New short film on climate change

"Hvítr" is the Norse word for "white". The absence of snow in lowland Norway during the winter is one of the most noticeable aspects of climate change. (Photo: Johan Wildhagen)

A short-length art film launched on 23 September touches on the feeling that something about our climate has irrevocably changed. The film, entitled «Hvítr», is directed and filmed by Johan Wildhagen and features original music by his daughter, the artist Fay Wildhagen.

"We keep talking about what is about to change, but speak less of how we all experience emerging change in our surroundings", says Halvor Dannevig, Head of Research at Western Norway Research Institute, who commissioned the short film through Noradapt (The Norwegian Research Centre on Sustainable Climate Change Adaptation).

What we have lost

Aerial photograph from the short film "Hvítr" by Johan Wildhagen.

How do you feel about the fact that the snowmen of your childhood can no longer be built?
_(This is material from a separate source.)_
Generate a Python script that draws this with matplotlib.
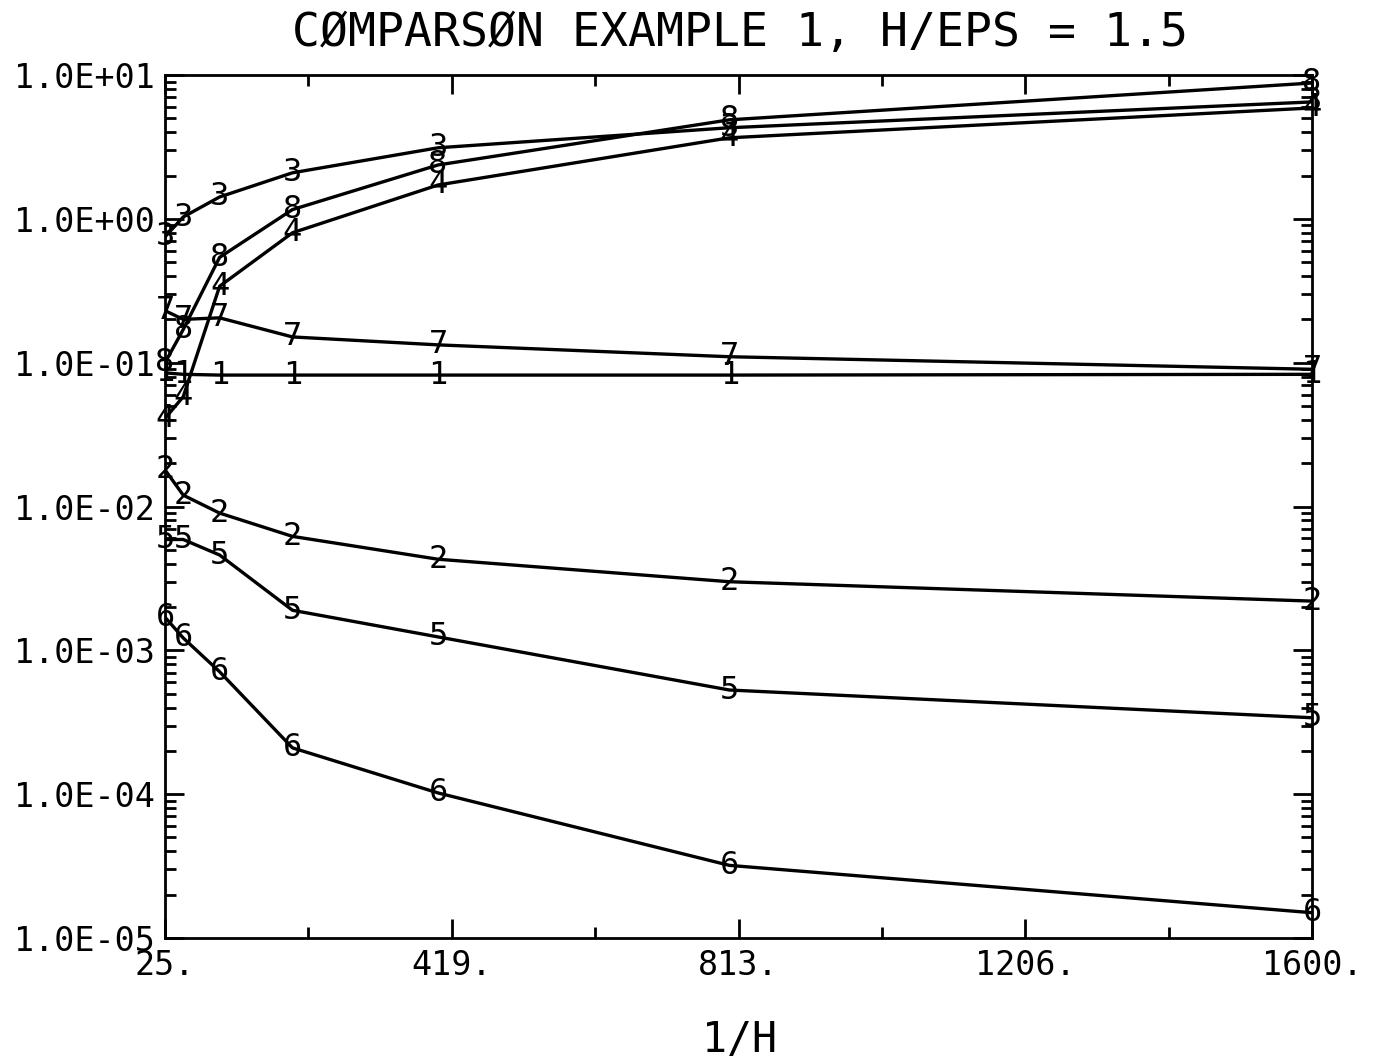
import matplotlib
matplotlib.use('Agg')
import matplotlib.pyplot as plt
import numpy as np
from matplotlib.ticker import FixedLocator, LogLocator, NullFormatter

# ---- data ----
inv_h = [25, 50, 100, 200, 400, 800, 1600]
s1 = [0.085, 0.083, 0.082, 0.082, 0.082, 0.082, 0.083]
s2 = [0.018, 0.012, 0.0090, 0.0062, 0.0043, 0.0030, 0.0022]
s3 = [0.75, 1.03, 1.42, 2.09, 3.12, 4.30, 6.5]
s4 = [0.041, 0.058, 0.34, 0.80, 1.72, 3.66, 5.9]
s5 = [0.0059, 0.0059, 0.0046, 0.0019, 0.00124, 0.00053, 0.00034]
s6 = [0.0017, 0.00122, 0.00071, 0.00021, 0.000102, 3.2e-5, 1.5e-5]
s7 = [0.23, 0.20, 0.205, 0.151, 0.133, 0.110, 0.090]
s8 = [0.10, 0.17, 0.54, 1.16, 2.37, 4.88, 8.8]
series_labels = ['1', '2', '3', '4', '5', '6', '7', '8']
x_ticks = [25, 418.75, 812.5, 1206.25, 1600]
x_ticklabels = ['25.', '419.', '813.', '1206.', '1600.']
y_ticks = [1e1, 1e0, 1e-1, 1e-2, 1e-3, 1e-4, 1e-5]
y_ticklabels = ['1.0E+01', '1.0E+00', '1.0E-01', '1.0E-02', '1.0E-03', '1.0E-04', '1.0E-05']
title = 'CØMPARSØN EXAMPLE 1, H/EPS = 1.5'
xlabel = '1/H'

FONT = 'DejaVu Sans Mono'
plt.rcParams['font.family'] = [FONT, 'DejaVu Sans']

fig = plt.figure(figsize=(13.75, 10.61), dpi=100)
ax = fig.add_axes([0.12, 0.1159, 0.8342, 0.8134])

all_series = [s1, s2, s3, s4, s5, s6, s7, s8]
for lab, ys in zip(series_labels, all_series):
    ax.plot(inv_h, ys, color='black', lw=2.4, solid_joinstyle='round', zorder=2)
    for xv, yv in zip(inv_h, ys):
        ax.text(xv, yv, lab, ha='center', va='center', fontsize=23,
                color='black', family=FONT, zorder=3)

ax.set_yscale('log')
ax.set_xlim(25, 1600)
ax.set_ylim(1e-5, 1e1)

ax.xaxis.set_major_locator(FixedLocator(x_ticks))
ax.set_xticklabels(x_ticklabels)
mids = [(a + b) / 2 for a, b in zip(x_ticks[:-1], x_ticks[1:])]
ax.xaxis.set_minor_locator(FixedLocator(mids))

ax.yaxis.set_major_locator(FixedLocator(y_ticks))
ax.set_yticklabels(y_ticklabels)
ax.yaxis.set_minor_locator(LogLocator(base=10, subs=np.arange(2, 10), numticks=20))
ax.yaxis.set_minor_formatter(NullFormatter())

ax.tick_params(axis='both', which='both', direction='in', top=True, right=True,
               color='black', width=2)
ax.tick_params(axis='both', which='major', length=14, labelsize=24, pad=8)
ax.tick_params(axis='both', which='minor', length=8)
ax.tick_params(axis='y', which='major', pad=7)

for sp in ax.spines.values():
    sp.set_linewidth(2)
    sp.set_color('black')

fig.text(0.538, 0.968, title, ha='center', va='center', fontsize=33.5, family=FONT)
fig.text(0.538, 0.02, xlabel, ha='center', va='center', fontsize=30, family=FONT)

fig.savefig('out.png', dpi=100, facecolor='white')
Or having to move from your home town because the rise in forest fires makes the air awful for everyone with asthma, not to mention when you realise that your house could well, at some point in the near future, be swept away by a flash flood?

The personal climate stories – how the effects of climate change are being observed and afflict people in various countries – was the topic of a climate workshop organised by the United World College Red Cross Nordic in Fjaler, Norway on 22 September 2020. The workshop was a side event of the annual conference co-organised by Noradapt and Western Norway Research Institute. Young people from various countries spoke about past and present weather conditions and how they deal with the change. 

The fact that we often engage our rationality rather than our emotions when we discuss climate change, is one of the reasons why Noradapt commissioned the short film «Hvítr», a filmmaker's attempt at letting us experience the worrying changes all Norwegian skiers have observed when it comes to snow cover and winter temperatures. Wildhagen's beautiful imagery is carefully wrapped in music and aesthetics, combining to bring about a somewhat melancholic and reflective mood.

"As researchers working to raise more awareness of climate change, we have been eager to make use of new ways of engaging the public in the fact that our climate is changing", says Halvor Dannevig. Together with Carlo Aall, the Head of Noradapt, he commissioned «Hvítr» as a part of the research centre's outreach in the field of climate change adaptation.

Father and daughter

The director of "Hvítr", the Norwegian photographer and director Johan Wildhagen, is passionate about climate and environment issues as well as a lover of the outdoors. He has previously directed the alternative ski film «Rewild», which focuses on man's connection with nature and the love of snow.

The graphic designer Halvor Bodin has developed the visual art of the opening sequence. The graphics are based on ice measurements from the Jostedalsbreen glacier. (Photo: Johan Wildhagen)

The film was shown in Sogndal in 2018. At this viewing, the idea of a short film on climate change was born. The title «Hvítr» is the Norse word for "white".

Wildhagen's daughter, the artist Fay Wildhagen, has created the music exclusively for the shot film. Graphic designer and artist Halvor Bodin developed the graphical elements from the film's opening sequence on the basis of ice measurements from the Jostedalsbreen glacier.